Opinion
November 22, 1961
Present — Bergan, P.J., Coon, Gibson, Herlihy and Reynolds, JJ.
Appeal from an order of a Special Term, Supreme Court, Albany County. These actions in tort against a village have been dismissed because they were not commenced, as the Village Law (§ 341) requires, within one year "after the cause of action therefor shall have accrued". The accident occurred June 12, 1956; the notices of claim required by section 341 were served August 16, 1956; but the actions were not commenced until July 23, 1957. If the causes "accrued" when the accident occurred, the actions were commenced too late; but if they "accrued", as pleaded, when the notices of claim were filed, the commencement was timely. Plaintiffs make a logical argument that the causes did not accrue until actions could have been commenced, i.e., until after the service of the notices, and cite Bucklin v.
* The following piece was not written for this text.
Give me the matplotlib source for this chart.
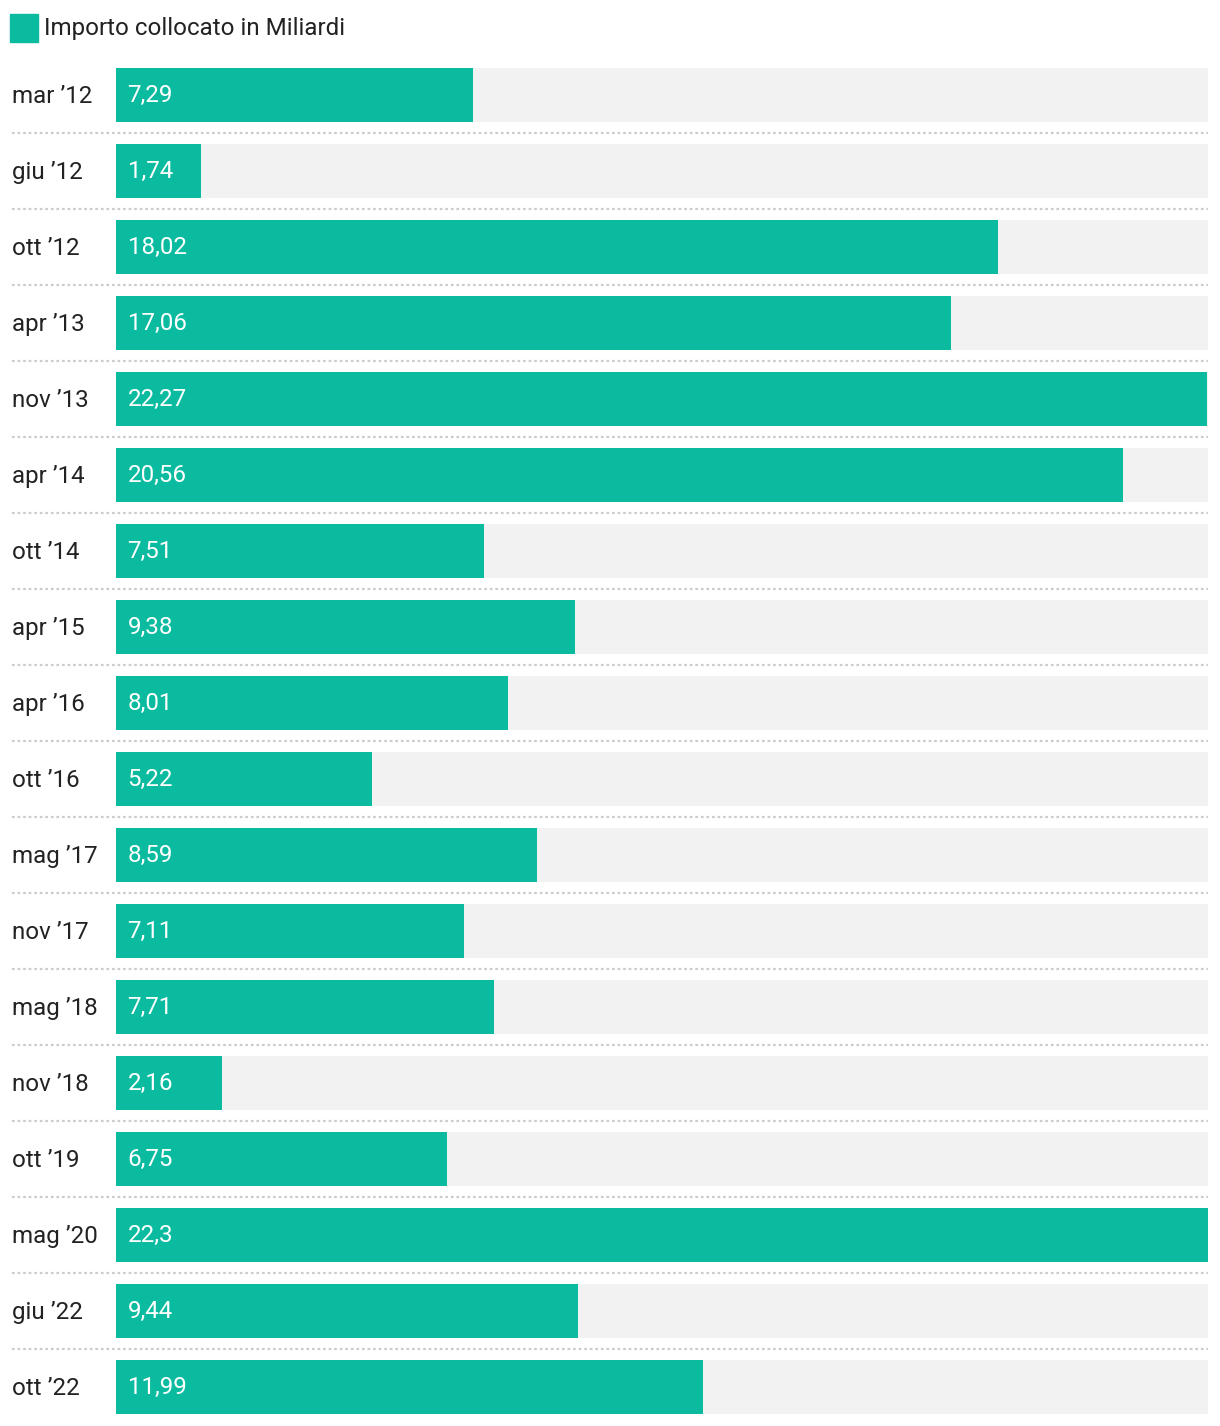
import matplotlib.pyplot as plt
from matplotlib.patches import Rectangle
from matplotlib.transforms import blended_transform_factory

plt.rcParams['font.family'] = ['Roboto', 'DejaVu Sans']

# ---------------------------------------------
# Data
# ---------------------------------------------
labels = ["mar ’12", "giu ’12", "ott ’12", "apr ’13", "nov ’13", "apr ’14",
          "ott ’14", "apr ’15", "apr ’16", "ott ’16", "mag ’17", "nov ’17",
          "mag ’18", "nov ’18", "ott ’19", "mag ’20", "giu ’22", "ott ’22"]
values = [7.29, 1.74, 18.02, 17.06, 22.27, 20.56, 7.51, 9.38, 8.01, 5.22,
          8.59, 7.11, 7.71, 2.16, 6.75, 22.3, 9.44, 11.99]
value_text = ["7,29", "1,74", "18,02", "17,06", "22,27", "20,56", "7,51", "9,38",
              "8,01", "5,22", "8,59", "7,11", "7,71", "2,16", "6,75", "22,3",
              "9,44", "11,99"]
legend_label = "Importo collocato in Miliardi"

TEAL = "#0bbba0"
BG = "#f2f2f2"
W, H = 1220, 1426
FS = 17.4

# ---------------------------------------------
# Figure / axes placed in pixel terms
# ---------------------------------------------
fig = plt.figure(figsize=(W / 100, H / 100), dpi=100)
left_px, right_px = 116, 1208
top_px, bottom_px = 57, 57 + 76 * len(labels)
ax = fig.add_axes([left_px / W, 1 - bottom_px / H,
                   (right_px - left_px) / W, (bottom_px - top_px) / H])
xmax = max(values)
ax.set_xlim(0, xmax)
ax.set_ylim(len(labels) - 0.5, -0.5)
ax.axis("off")

bar_h = 54 / 76
y = list(range(len(labels)))
ax.barh(y, [xmax] * len(labels), height=bar_h, left=0, color=BG)
ax.barh(y, values, height=bar_h, left=0, color=TEAL)

trans = blended_transform_factory(ax.transAxes, ax.transData)
sep_x = (12 - left_px) / (right_px - left_px)
lab_x = (12 - left_px) / (right_px - left_px)
val_x = 11.5 / (right_px - left_px)
for i, (lab, txt) in enumerate(zip(labels, value_text)):
    ax.text(lab_x, i + 0.02, lab, transform=trans, ha="left", va="center",
            fontsize=FS, color="#222222")
    ax.text(val_x, i, txt, transform=trans, ha="left", va="center",
            fontsize=FS, color="white")
    if i < len(labels) - 1:
        ax.plot([sep_x, 1], [i + 0.5, i + 0.5], transform=trans, clip_on=False,
                color="#cccccc", lw=1.6, linestyle=(0, (1.2, 1.3)))

# ---------------------------------------------
# Legend
# ---------------------------------------------
fig.patches.append(Rectangle((10 / W, 1 - 42 / H), 28 / W, 28 / H,
                             transform=fig.transFigure, color=TEAL))
fig.text(44 / W, 1 - 28 / H, legend_label, ha="left", va="center",
         fontsize=FS, color="#222222")

fig.savefig("out.png", dpi=100, facecolor="white")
Ford (5 Barb. 393); Bergen v. Ward ( 190 Misc. 566, affd. 272 App. Div. 1025). We feel precluded, however, by our decision in Sullivan v. City of Watervliet ( 285 App. Div. 179) and by Christian v. Village of Herkimer ( 5 A.D.2d 62 [4th Dept.], affd. 5 N.Y.2d 818) to hold that the causes accrued when the accident occurred. Thus the Special Term was right in dismissing the complaint. Order unanimously affirmed, with $10 costs.